Building specific models and tuning the overall system is performed with one script, train.py
.
The script takes, as the preprocess.py
script, parameters from the config file given as an argument (or from the file config.yml
if no argument is given).
The exemplary run of this step produces the following output (logging the output of the training and tuning tools to train.log
):
$ python train.py myconfig.yml
Deleting old models in the working directory
Building a LM from /home/nikola/tools/clarinsi/csmtiser//train.norm
Building a LM from tweet_sl
Building the untuned system
Updating the moses.ini file
Tuning the system
During the first runs the logging script train.log
should be analysed to make sure that all the processes were finished successfully. This wrapper does not do much in reporting errors, just logs the output of the wrapped tools.
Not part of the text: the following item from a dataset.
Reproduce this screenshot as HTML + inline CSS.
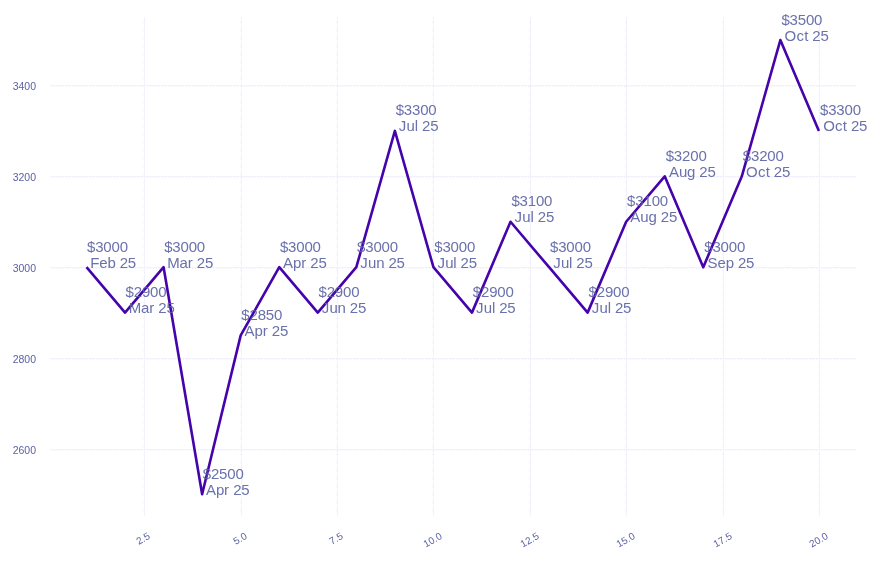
<!DOCTYPE html><html><head><meta charset="utf-8"><style>html,body{margin:0;padding:0;background:#fff;}svg{display:block;}text{font-family:"Liberation Sans",sans-serif;}</style></head><body>
<svg width="880" height="562" viewBox="0 0 880 562" style="will-change:transform">
<rect width="880" height="562" fill="#fff"/>
<line x1="50" x2="856" y1="449.5" y2="449.5" stroke="#f2f1fd" stroke-width="1"/>
<line x1="50" x2="856" y1="450.5" y2="450.5" stroke="#f0effc" stroke-width="1" stroke-dasharray="1 2" stroke-dashoffset="2"/>
<line x1="50" x2="856" y1="358.5" y2="358.5" stroke="#f2f1fd" stroke-width="1"/>
<line x1="50" x2="856" y1="359.5" y2="359.5" stroke="#f0effc" stroke-width="1" stroke-dasharray="1 2" stroke-dashoffset="2"/>
<line x1="50" x2="856" y1="267.5" y2="267.5" stroke="#f2f1fd" stroke-width="1"/>
<line x1="50" x2="856" y1="268.5" y2="268.5" stroke="#f0effc" stroke-width="1" stroke-dasharray="1 2" stroke-dashoffset="2"/>
<line x1="50" x2="856" y1="176.5" y2="176.5" stroke="#f2f1fd" stroke-width="1"/>
<line x1="50" x2="856" y1="177.5" y2="177.5" stroke="#f0effc" stroke-width="1" stroke-dasharray="1 2" stroke-dashoffset="2"/>
<line x1="50" x2="856" y1="85.5" y2="85.5" stroke="#f2f1fd" stroke-width="1"/>
<line x1="50" x2="856" y1="86.5" y2="86.5" stroke="#f0effc" stroke-width="1" stroke-dasharray="1 2" stroke-dashoffset="2"/>
<line x1="144.5" x2="144.5" y1="17" y2="516" stroke="#f2f1fd" stroke-width="1"/>
<line x1="143.5" x2="143.5" y1="17" y2="516" stroke="#f0effc" stroke-width="1" stroke-dasharray="1 7" stroke-dashoffset="3"/>
<line x1="241.5" x2="241.5" y1="17" y2="516" stroke="#f2f1fd" stroke-width="1"/>
<line x1="240.5" x2="240.5" y1="17" y2="516" stroke="#f0effc" stroke-width="1" stroke-dasharray="1 7" stroke-dashoffset="3"/>
<line x1="337.5" x2="337.5" y1="17" y2="516" stroke="#f2f1fd" stroke-width="1"/>
<line x1="336.5" x2="336.5" y1="17" y2="516" stroke="#f0effc" stroke-width="1" stroke-dasharray="1 7" stroke-dashoffset="3"/>
<line x1="433.5" x2="433.5" y1="17" y2="516" stroke="#f2f1fd" stroke-width="1"/>
<line x1="432.5" x2="432.5" y1="17" y2="516" stroke="#f0effc" stroke-width="1" stroke-dasharray="1 7" stroke-dashoffset="3"/>
<line x1="530.5" x2="530.5" y1="17" y2="516" stroke="#f2f1fd" stroke-width="1"/>
<line x1="529.5" x2="529.5" y1="17" y2="516" stroke="#f0effc" stroke-width="1" stroke-dasharray="1 7" stroke-dashoffset="3"/>
<line x1="626.5" x2="626.5" y1="17" y2="516" stroke="#f2f1fd" stroke-width="1"/>
<line x1="625.5" x2="625.5" y1="17" y2="516" stroke="#f0effc" stroke-width="1" stroke-dasharray="1 7" stroke-dashoffset="3"/>
<line x1="723.5" x2="723.5" y1="17" y2="516" stroke="#f2f1fd" stroke-width="1"/>
<line x1="722.5" x2="722.5" y1="17" y2="516" stroke="#f0effc" stroke-width="1" stroke-dasharray="1 7" stroke-dashoffset="3"/>
<line x1="819.5" x2="819.5" y1="17" y2="516" stroke="#f2f1fd" stroke-width="1"/>
<line x1="818.5" x2="818.5" y1="17" y2="516" stroke="#f0effc" stroke-width="1" stroke-dasharray="1 7" stroke-dashoffset="3"/>
<text x="36" y="454.10" text-anchor="end" font-size="10.5" fill="#5b61a6">2600</text>
<text x="36" y="363.10" text-anchor="end" font-size="10.5" fill="#5b61a6">2800</text>
<text x="36" y="272.10" text-anchor="end" font-size="10.5" fill="#5b61a6">3000</text>
<text x="36" y="181.10" text-anchor="end" font-size="10.5" fill="#5b61a6">3200</text>
<text x="36" y="90.10" text-anchor="end" font-size="10.5" fill="#5b61a6">3400</text>
<text transform="translate(142.90,538.34) rotate(-30)" x="0" y="3.6" text-anchor="middle" font-size="10" fill="#5b61a6">2.5</text>
<text transform="translate(239.90,538.34) rotate(-30)" x="0" y="3.6" text-anchor="middle" font-size="10" fill="#5b61a6">5.0</text>
<text transform="translate(335.90,538.34) rotate(-30)" x="0" y="3.6" text-anchor="middle" font-size="10" fill="#5b61a6">7.5</text>
<text transform="translate(432.50,539.73) rotate(-30)" x="0" y="3.6" text-anchor="middle" font-size="10" fill="#5b61a6">10.0</text>
<text transform="translate(529.50,539.73) rotate(-30)" x="0" y="3.6" text-anchor="middle" font-size="10" fill="#5b61a6">12.5</text>
<text transform="translate(625.50,539.73) rotate(-30)" x="0" y="3.6" text-anchor="middle" font-size="10" fill="#5b61a6">15.0</text>
<text transform="translate(722.50,539.73) rotate(-30)" x="0" y="3.6" text-anchor="middle" font-size="10" fill="#5b61a6">17.5</text>
<text transform="translate(818.50,539.73) rotate(-30)" x="0" y="3.6" text-anchor="middle" font-size="10" fill="#5b61a6">20.0</text>
<polyline points="86.50,267.20 125.05,312.62 163.59,267.20 202.14,494.30 240.69,335.33 279.24,267.20 317.78,312.62 356.33,267.20 394.88,130.94 433.43,267.20 471.97,312.62 510.52,221.78 549.07,267.20 587.62,312.62 626.16,221.78 664.71,176.36 703.26,267.20 741.81,176.36 780.35,40.10 818.90,130.94" fill="none" stroke="#4503ab" stroke-width="2.6" stroke-linejoin="round" stroke-linecap="butt"/>
<text transform="translate(86.50,267.60) scale(1,1.0)" font-size="15" fill="#5a62a2" fill-opacity="0.9" xml:space="preserve"><tspan x="0.50 8.67 16.84 25.01 33.18" y="-16.00">$3000</tspan><tspan x="-0.40 3.68 12.77 20.94 29.11 33.19 41.36" y="0"> Feb 25</tspan></text>
<text transform="translate(125.05,313.02) scale(1,1.0)" font-size="15" fill="#5a62a2" fill-opacity="0.9" xml:space="preserve"><tspan x="0.53 8.70 16.88 25.05 33.22" y="-16.00">$2900</tspan><tspan x="-0.37 3.72 15.96 24.14 29.13 33.22 41.39" y="0"> Mar 25</tspan></text>
<text transform="translate(163.59,267.60) scale(1,1.0)" font-size="15" fill="#5a62a2" fill-opacity="0.9" xml:space="preserve"><tspan x="0.57 8.74 16.91 25.08 33.25" y="-16.00">$3000</tspan><tspan x="-0.33 3.75 16.00 24.17 29.17 33.25 41.42" y="0"> Mar 25</tspan></text>
<text transform="translate(202.14,494.70) scale(1,1.0)" font-size="15" fill="#5a62a2" fill-opacity="0.9" xml:space="preserve"><tspan x="0.60 8.77 16.94 25.11 33.28" y="-16.00">$2500</tspan><tspan x="-0.30 3.78 13.79 21.96 26.95 31.04 39.21" y="0"> Apr 25</tspan></text>
<text transform="translate(240.69,335.73) scale(1,1.0)" font-size="15" fill="#5a62a2" fill-opacity="0.9" xml:space="preserve"><tspan x="0.63 8.80 16.97 25.15 33.32" y="-16.00">$2850</tspan><tspan x="-0.27 3.82 13.82 21.99 26.99 31.07 39.24" y="0"> Apr 25</tspan></text>
<text transform="translate(279.24,267.60) scale(1,1.0)" font-size="15" fill="#5a62a2" fill-opacity="0.9" xml:space="preserve"><tspan x="0.67 8.84 17.01 25.18 33.35" y="-16.00">$3000</tspan><tspan x="-0.24 3.85 13.85 22.02 27.02 31.10 39.27" y="0"> Apr 25</tspan></text>
<text transform="translate(317.78,313.02) scale(1,1.0)" font-size="15" fill="#5a62a2" fill-opacity="0.9" xml:space="preserve"><tspan x="0.70 8.87 17.04 25.21 33.38" y="-16.00">$2900</tspan><tspan x="-0.20 3.88 11.63 19.80 27.97 32.06 40.23" y="0"> Jun 25</tspan></text>
<text transform="translate(356.33,267.60) scale(1,1.0)" font-size="15" fill="#5a62a2" fill-opacity="0.9" xml:space="preserve"><tspan x="0.73 8.90 17.07 25.24 33.42" y="-16.00">$3000</tspan><tspan x="-0.17 3.91 11.66 19.84 28.01 32.09 40.26" y="0"> Jun 25</tspan></text>
<text transform="translate(394.88,131.34) scale(1,1.0)" font-size="15" fill="#5a62a2" fill-opacity="0.9" xml:space="preserve"><tspan x="0.76 8.94 17.11 25.28 33.45" y="-16.00">$3300</tspan><tspan x="-0.14 3.95 11.70 19.87 23.04 27.12 35.29" y="0"> Jul 25</tspan></text>
<text transform="translate(433.43,267.60) scale(1,1.0)" font-size="15" fill="#5a62a2" fill-opacity="0.9" xml:space="preserve"><tspan x="0.80 8.97 17.14 25.31 33.48" y="-16.00">$3000</tspan><tspan x="-0.10 3.98 11.73 19.90 23.07 27.15 35.32" y="0"> Jul 25</tspan></text>
<text transform="translate(471.97,313.02) scale(1,1.0)" font-size="15" fill="#5a62a2" fill-opacity="0.9" xml:space="preserve"><tspan x="0.83 9.00 17.17 25.34 33.51" y="-16.00">$2900</tspan><tspan x="-0.07 4.01 11.76 19.93 23.10 27.18 35.36" y="0"> Jul 25</tspan></text>
<text transform="translate(510.52,222.18) scale(1,1.0)" font-size="15" fill="#5a62a2" fill-opacity="0.9" xml:space="preserve"><tspan x="0.86 9.03 17.21 25.38 33.55" y="-16.00">$3100</tspan><tspan x="-0.04 4.05 11.80 19.97 23.13 27.22 35.39" y="0"> Jul 25</tspan></text>
<text transform="translate(549.07,267.60) scale(1,1.0)" font-size="15" fill="#5a62a2" fill-opacity="0.9" xml:space="preserve"><tspan x="0.90 9.07 17.24 25.41 33.58" y="-16.00">$3000</tspan><tspan x="-0.00 4.08 11.83 20.00 23.17 27.25 35.42" y="0"> Jul 25</tspan></text>
<text transform="translate(587.62,313.02) scale(1,1.0)" font-size="15" fill="#5a62a2" fill-opacity="0.9" xml:space="preserve"><tspan x="0.93 9.10 17.27 25.44 33.61" y="-16.00">$2900</tspan><tspan x="0.03 4.11 11.86 20.03 23.20 27.28 35.46" y="0"> Jul 25</tspan></text>
<text transform="translate(626.16,222.18) scale(1,1.0)" font-size="15" fill="#5a62a2" fill-opacity="0.9" xml:space="preserve"><tspan x="0.96 9.13 17.30 25.48 33.65" y="-16.00">$3100</tspan><tspan x="0.06 4.15 14.15 22.32 30.49 34.57 42.75" y="0"> Aug 25</tspan></text>
<text transform="translate(664.71,176.76) scale(1,1.0)" font-size="15" fill="#5a62a2" fill-opacity="0.9" xml:space="preserve"><tspan x="0.99 9.17 17.34 25.51 33.68" y="-16.00">$3200</tspan><tspan x="0.09 4.18 14.18 22.35 30.52 34.61 42.78" y="0"> Aug 25</tspan></text>
<text transform="translate(703.26,267.60) scale(1,1.0)" font-size="15" fill="#5a62a2" fill-opacity="0.9" xml:space="preserve"><tspan x="1.03 9.20 17.37 25.54 33.71" y="-16.00">$3000</tspan><tspan x="0.13 4.21 14.21 22.39 30.56 34.64 42.81" y="0"> Sep 25</tspan></text>
<text transform="translate(741.81,176.76) scale(1,1.0)" font-size="15" fill="#5a62a2" fill-opacity="0.9" xml:space="preserve"><tspan x="1.06 9.23 17.40 25.57 33.75" y="-16.00">$3200</tspan><tspan x="0.16 4.24 16.08 23.83 27.91 32.00 40.17" y="0"> Oct 25</tspan></text>
<text transform="translate(780.35,40.50) scale(1,1.0)" font-size="15" fill="#5a62a2" fill-opacity="0.9" xml:space="preserve"><tspan x="1.09 9.27 17.44 25.61 33.78" y="-16.00">$3500</tspan><tspan x="0.19 4.28 16.11 23.86 27.95 32.03 40.20" y="0"> Oct 25</tspan></text>
<text transform="translate(818.90,131.34) scale(1,1.0)" font-size="15" fill="#5a62a2" fill-opacity="0.9" xml:space="preserve"><tspan x="1.13 9.30 17.47 25.64 33.81" y="-16.00">$3300</tspan><tspan x="0.23 4.31 16.14 23.89 27.98 32.06 40.23" y="0"> Oct 25</tspan></text>
</svg></body></html>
Additionally, training the exemplary system on 23 server-grade cores takes 2.3 hours (all together 47 CPU hours), so running the training procedure in the background is probably a good idea. The simplest way to do so on a *NIX is this:
$ nohup python train.py myconfig.yml &
The final normaliser is run through the normalise.py
script, where the first argument is the config file, and the second argument is the file whose content has to be normalised. The output is stored to the same path extended with the extension .norm
.
Logging of the normalisation process is performed in norm.log
in the working directory.
The exemplary normaliser can be run like this:
python normalise.py myconfig.yml text_to_normalise.txt
The output is available in text_to_normalise.txt.norm
. If tokenisation or truecasing are performed during data preparation, the reverse processes are run at the end of the normalisation process.
On our exemplary dataset detruecasing is performed, while detokenisation is not.